During his concluding keynote address, Microsoft’s Ballmer championed the efforts of vendors such as SAP America Inc. (Wayne, Pa., www.sap.com), The Baan Co. (Denver, www.baan.com) and Boole and Babbage Inc. (San Jose, Calif., www.boole.com), among others, to provide tools or middleware for interoperability between disparate systems and ERP, legacy, line-of-business and other business applications.
More than anything else, however, the inaugural Business Applications Conference focused on easing relations between Microsoft and enterprise customers, particularly in the area of application development for the Windows NT platform.
"Since every release of Windows NT has changed the user and application interfaces, IT management has faced training and porting issues each and every time new software becomes available," notes IDC’s Kusnetzky. "Customers are reluctant to get on this Microsoft merry-go-round when they only have limited resources and would prefer to use them to help their company, not merely to provide Microsoft with a revenue stream."

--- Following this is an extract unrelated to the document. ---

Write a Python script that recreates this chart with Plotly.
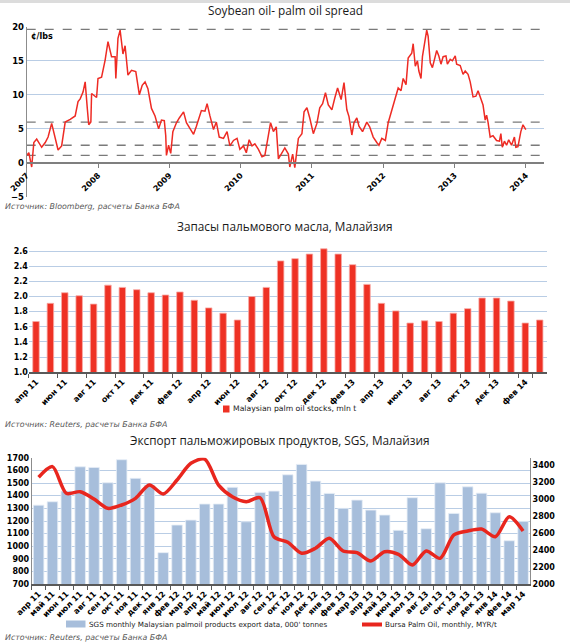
import plotly.graph_objects as go

W, H = 570, 644

# ---------------- Panel 1: Soybean oil - palm oil spread ----------------
spread_years = [2007.00, 2007.03, 2007.07, 2007.10, 2007.14, 2007.21, 2007.26, 2007.30, 2007.35, 2007.40,
                2007.44, 2007.49, 2007.54, 2007.61, 2007.68, 2007.72, 2007.75, 2007.79, 2007.82, 2007.85,
                2007.87, 2007.90, 2007.91, 2007.98, 2008.00, 2008.05, 2008.10, 2008.14, 2008.19, 2008.24,
                2008.25, 2008.28, 2008.31, 2008.35, 2008.38, 2008.42, 2008.47, 2008.53, 2008.58, 2008.62,
                2008.66, 2008.70, 2008.75, 2008.80, 2008.85, 2008.89, 2008.93, 2008.95, 2008.96, 2008.99,
                2009.02, 2009.05, 2009.10, 2009.14, 2009.20, 2009.24, 2009.29, 2009.34, 2009.38, 2009.45,
                2009.50, 2009.53, 2009.57, 2009.62, 2009.66, 2009.70, 2009.76, 2009.81, 2009.85, 2009.90,
                2009.95, 2009.99, 2010.04, 2010.08, 2010.12, 2010.16, 2010.20, 2010.25, 2010.30, 2010.34,
                2010.39, 2010.42, 2010.46, 2010.50, 2010.53, 2010.58, 2010.62, 2010.67, 2010.69, 2010.73,
                2010.76, 2010.81, 2010.86, 2010.89, 2010.93, 2010.97, 2011.02, 2011.07, 2011.11, 2011.15,
                2011.19, 2011.23, 2011.28, 2011.32, 2011.36, 2011.41, 2011.45, 2011.49, 2011.52, 2011.56,
                2011.59, 2011.63, 2011.66, 2011.71, 2011.77, 2011.81, 2011.86, 2011.91, 2011.94, 2011.98,
                2012.03, 2012.07, 2012.12, 2012.17, 2012.21, 2012.25, 2012.28, 2012.32, 2012.35, 2012.40,
                2012.42, 2012.45, 2012.48, 2012.50, 2012.53, 2012.55, 2012.58, 2012.61, 2012.63, 2012.66,
                2012.69, 2012.73, 2012.75, 2012.78, 2012.81, 2012.84, 2012.88, 2012.90, 2012.94, 2012.97,
                2013.01, 2013.03, 2013.08, 2013.12, 2013.15, 2013.19, 2013.22, 2013.26, 2013.30, 2013.33,
                2013.37, 2013.40, 2013.43, 2013.45, 2013.47, 2013.50, 2013.54, 2013.59, 2013.63, 2013.65,
                2013.67, 2013.70, 2013.73, 2013.76, 2013.80, 2013.84, 2013.86, 2013.89, 2013.93, 2013.96,
                2014.00]
spread_vals = [1.1, 1.5, -0.6, 3.0, 3.5, 2.3, 3.0, 3.8, 5.8, 3.6,
               1.9, 2.5, 6.0, 6.4, 6.9, 9.0, 9.4, 10.4, 11.9, 8.0,
               5.6, 6.0, 10.2, 9.6, 12.4, 12.6, 15.1, 17.8, 15.6, 15.6,
               12.4, 18.3, 19.5, 16.0, 17.2, 12.9, 13.6, 13.4, 10.0, 11.4,
               11.9, 10.9, 8.0, 6.9, 5.0, 6.3, 6.2, 4.0, 1.1, 2.6,
               1.4, 4.6, 5.9, 6.6, 7.5, 5.9, 5.1, 4.2, 5.4, 7.7,
               7.6, 8.7, 6.9, 4.9, 6.0, 3.8, 3.6, 4.6, 2.5, 3.3,
               3.6, 2.0, 2.5, 1.5, 3.4, 2.5, 2.8, 2.0, 0.9, 1.1,
               4.1, 5.9, 4.6, 5.3, 0.6, 1.5, 2.2, 1.3, -0.6, 1.3,
               -0.7, 3.6, 4.3, 7.5, 8.1, 6.6, 4.3, 5.8, 8.1, 8.7,
               10.3, 8.5, 7.8, 9.5, 11.0, 9.3, 11.8, 7.8, 6.8, 4.1,
               5.9, 6.6, 5.4, 4.6, 6.0, 5.3, 3.8, 3.0, 2.6, 3.6,
               3.3, 5.9, 7.8, 9.4, 11.0, 10.6, 12.4, 11.5, 15.4, 16.1,
               17.5, 14.2, 15.0, 13.5, 12.4, 15.6, 17.8, 19.5, 18.6, 14.7,
               14.0, 16.0, 16.5, 15.7, 14.5, 15.6, 15.7, 14.5, 15.2, 15.0,
               15.7, 14.5, 14.3, 13.0, 13.5, 13.0, 11.9, 9.7, 9.8, 10.6,
               9.4, 8.5, 6.3, 7.0, 6.0, 3.8, 4.0, 3.3, 3.2, 4.3,
               2.3, 3.2, 2.6, 3.4, 2.6, 3.8, 2.3, 2.4, 4.6, 5.6,
               4.9]
spread_levels = [19.6, 6.0, 2.6, 1.1]
year_ticks = [2007, 2008, 2009, 2010, 2011, 2012, 2013, 2014]
year_labels = ["2007", "2008", "2009", "2010", "2011", "2012", "2013", "2014"]

# ---------------- Panel 2 & 3 categories ----------------
months = ["апр 11", "май 11", "июн 11", "июл 11", "авг 11", "сен 11", "окт 11", "ноя 11", "дек 11",
          "янв 12", "фев 12", "мар 12", "апр 12", "май 12", "июн 12", "июл 12", "авг 12", "сен 12",
          "окт 12", "ноя 12", "дек 12", "янв 13", "фев 13", "мар 13", "апр 13", "май 13", "июн 13",
          "июл 13", "авг 13", "сен 13", "окт 13", "ноя 13", "дек 13", "янв 14", "фев 14", "мар 14"]

stocks = [1.67, 1.91, 2.05, 2.01, 1.90, 2.15, 2.12, 2.09, 2.05, 2.02, 2.06, 1.95,
          1.85, 1.78, 1.69, 2.00, 2.12, 2.47, 2.50, 2.56, 2.63, 2.56, 2.42, 2.16,
          1.91, 1.81, 1.65, 1.68, 1.67, 1.78, 1.84, 1.98, 1.98, 1.94, 1.65, 1.69]

exports = [1325, 1352, 1436, 1628, 1623, 1502, 1684, 1537, 1484, 950, 1168, 1207,
           1334, 1334, 1466, 1194, 1426, 1436, 1565, 1647, 1515, 1418, 1300, 1365,
           1286, 1247, 1126, 1384, 1139, 1502, 1260, 1470, 1420, 1265, 1044, 1197]

bursa = [3256, 3381, 3068, 3087, 3001, 2892, 2931, 3009, 3165, 3060, 3224, 3420,
         3470, 3165, 3028, 2970, 3016, 2559, 2493, 2364, 2423, 2540, 2391, 2371,
         2273, 2383, 2352, 2226, 2391, 2305, 2579, 2626, 2649, 2559, 2793, 2626]

stocks_name = "Malaysian palm oil stocks, mln t"
exports_name = "SGS monthly Malaysian palmoil products export data, 000' tonnes"
bursa_name = "Bursa Palm Oil, monthly, MYR/t"

RED = "#ee3124"
BLUE = "#a7bedb"
LINE_RED = "#e8261e"


def px_x(p):
    return p / W


def px_y(p):
    return 1 - p / H


TICKFONT = dict(family="DejaVu Sans", size=8, color="#000000", weight="bold")
GRID = "#b9cde5"

fig = go.Figure()

fig.add_trace(go.Scatter(x=spread_years, y=spread_vals, mode="lines",
                         line=dict(color="#ee2b24", width=1.5),
                         xaxis="x", yaxis="y", showlegend=False))

fig.add_trace(go.Bar(x=months, y=stocks, width=0.45,
                     marker=dict(color=RED, line=dict(color="#f7a9a5", width=0.8)),
                     name=stocks_name, xaxis="x2", yaxis="y2", showlegend=False))

fig.add_trace(go.Bar(x=months, y=exports, width=0.76,
                     marker=dict(color=BLUE, line=dict(color="#e6edf6", width=0.8)),
                     name=exports_name, xaxis="x3", yaxis="y3", showlegend=False))

fig.add_trace(go.Scatter(x=months, y=bursa, mode="lines",
                         line=dict(color=LINE_RED, width=3.5, shape="spline", smoothing=0.8),
                         name=bursa_name, xaxis="x3", yaxis="y4", showlegend=False))

shapes = []
for v in spread_levels:
    shapes.append(dict(type="line", xref="x domain", x0=0, x1=1, yref="y", y0=v, y1=v,
                       line=dict(color="#7a7a7a", width=1.3, dash="dash"), layer="below"))
# thin grey band at top of page
shapes.append(dict(type="rect", xref="paper", yref="paper", x0=0, x1=1, y0=px_y(3), y1=1,
                   fillcolor="#dcdcdc", line=dict(width=0), layer="below"))
# legend keys (drawn manually)
shapes.append(dict(type="rect", xref="paper", yref="paper", x0=px_x(223), x1=px_x(229.5),
                   y0=px_y(412.5), y1=px_y(405.5), fillcolor=RED, line=dict(width=0)))
shapes.append(dict(type="rect", xref="paper", yref="paper", x0=px_x(66), x1=px_x(85.5),
                   y0=px_y(627.5), y1=px_y(620.5), fillcolor=BLUE, line=dict(width=0)))
shapes.append(dict(type="line", xref="paper", yref="paper", x0=px_x(362), x1=px_x(382),
                   y0=px_y(624.5), y1=px_y(624.5), line=dict(color=LINE_RED, width=4)))

TITLEFONT = dict(family="Open Sans", size=11.8, color="#1a1a1a")
SRCFONT = dict(family="DejaVu Sans", size=7.9, color="#595959")
LEGFONT = dict(family="DejaVu Sans", size=7.2, color="#1a1a1a")

annotations = [
    dict(text="Soybean oil- palm oil spread", x=px_x(285), y=px_y(10), xref="paper", yref="paper",
         showarrow=False, font=TITLEFONT, xanchor="center", yanchor="middle"),
    dict(text="¢/lbs", x=px_x(29), y=px_y(37), xref="paper", yref="paper",
         showarrow=False, font=dict(family="DejaVu Sans", size=8, color="#000", weight="bold"),
         xanchor="left", yanchor="middle"),
    dict(text="<i>Источник: Bloomberg, расчеты Банка БФА</i>", x=px_x(3), y=px_y(207),
         xref="paper", yref="paper", showarrow=False, font=SRCFONT, xanchor="left", yanchor="middle"),
    dict(text="Запасы пальмового масла, Малайзия", x=px_x(285), y=px_y(226), xref="paper", yref="paper",
         showarrow=False, font=TITLEFONT, xanchor="center", yanchor="middle"),
    dict(text=stocks_name, x=px_x(231), y=px_y(409), xref="paper", yref="paper",
         showarrow=False, font=dict(family="DejaVu Sans", size=7.7, color="#1a1a1a"),
         xanchor="left", yanchor="middle"),
    dict(text="<i>Источник: Reuters, расчеты Банка БФА</i>", x=px_x(3), y=px_y(424),
         xref="paper", yref="paper", showarrow=False, font=SRCFONT, xanchor="left", yanchor="middle"),
    dict(text="Экспорт пальможировых продуктов, SGS, Малайзия", x=px_x(280), y=px_y(440),
         xref="paper", yref="paper", showarrow=False, font=TITLEFONT, xanchor="center", yanchor="middle"),
    dict(text=exports_name, x=px_x(87), y=px_y(624), xref="paper", yref="paper",
         showarrow=False, font=LEGFONT, xanchor="left", yanchor="middle"),
    dict(text=bursa_name, x=px_x(383), y=px_y(624), xref="paper", yref="paper",
         showarrow=False, font=LEGFONT, xanchor="left", yanchor="middle"),
    dict(text="<i>Источник: Reuters, расчеты Банка БФА</i>", x=px_x(3), y=px_y(637),
         xref="paper", yref="paper", showarrow=False, font=SRCFONT, xanchor="left", yanchor="middle"),
]

fig.update_layout(
    width=W, height=H,
    margin=dict(l=0, r=0, t=0, b=0, pad=0, autoexpand=False),
    paper_bgcolor="white", plot_bgcolor="white",
    showlegend=False,
    shapes=shapes, annotations=annotations,
    # panel 1
    xaxis=dict(domain=[px_x(26.7), px_x(544)], range=[2007, 2014.255], anchor="free",
               position=px_y(163), tickmode="array", tickvals=year_ticks, ticktext=year_labels,
               tickangle=-45, ticks="outside", ticklen=4, tickcolor="#7f7f7f",
               showline=True, linecolor="#7f7f7f", linewidth=1.5, showgrid=False, zeroline=False,
               tickfont=TICKFONT, automargin=False),
    yaxis=dict(domain=[px_y(197), px_y(26.7)], range=[-5, 20], tickvals=[-5, 0, 5, 10, 15, 20],
               showgrid=True, gridcolor=GRID, gridwidth=1, zeroline=False,
               showline=True, linecolor="#8c8c8c", anchor="x", ticks="", automargin=False,
               tickfont=dict(family="DejaVu Sans", size=8.5, color="#000", weight="bold")),
    # panel 2
    xaxis2=dict(domain=[px_x(28.8), px_x(546.9)], anchor="y2", type="category",
                range=[-0.5, 35.5], tickmode="array", tickvals=months[::2],
                tickangle=-45, ticks="outside", ticklen=4, tickcolor="#595959", tickson="boundaries",
                showline=True, linecolor="#595959", linewidth=1.5, showgrid=False, tickfont=TICKFONT,
                automargin=False),
    yaxis2=dict(domain=[px_y(372.3), px_y(246.5)], range=[1.0, 2.66], tick0=1.0, dtick=0.2,
                tickformat=".1f", showgrid=True, gridcolor=GRID, zeroline=False, showline=False,
                anchor="x2", tickfont=TICKFONT, automargin=False),
    # panel 3
    xaxis3=dict(domain=[px_x(31.7), px_x(530)], anchor="y3", type="category",
                range=[-0.5, 35.5], tickangle=-45, ticks="outside", ticklen=4, tickcolor="#595959",
                tickson="boundaries", showline=True, linecolor="#595959", linewidth=1.5,
                showgrid=False, tickfont=TICKFONT, automargin=False),
    yaxis3=dict(domain=[px_y(584.3), px_y(457.7)], range=[700, 1700], dtick=100,
                showgrid=True, gridcolor=GRID, zeroline=False, showline=True, linecolor="#8c8c8c",
                anchor="x3", tickfont=TICKFONT, automargin=False),
    yaxis4=dict(overlaying="y3", side="right", anchor="x3", range=[2000, 3486],
                tickvals=[2000, 2200, 2400, 2600, 2800, 3000, 3200, 3400],
                showgrid=False, zeroline=False, showline=True, linecolor="#8c8c8c",
                tickfont=TICKFONT, automargin=False),
)

fig.write_html("out.html", config={"displayModeBar": False},
               post_script="document.body.style.margin='0px';")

Microsoft’s Ballmer also discussed Microsoft’s efforts in the area of Extensible Markup Language (XML) development, which he positioned as a key means with which to achieve interoperability between products from disparate vendors. "We think XML will be terribly important, and we’re putting a lot of energy [into that]," he concludes. "We have over 50 people working on important standards efforts around XML in order to promote exchange of information at the application semantic level from vendor to vendor."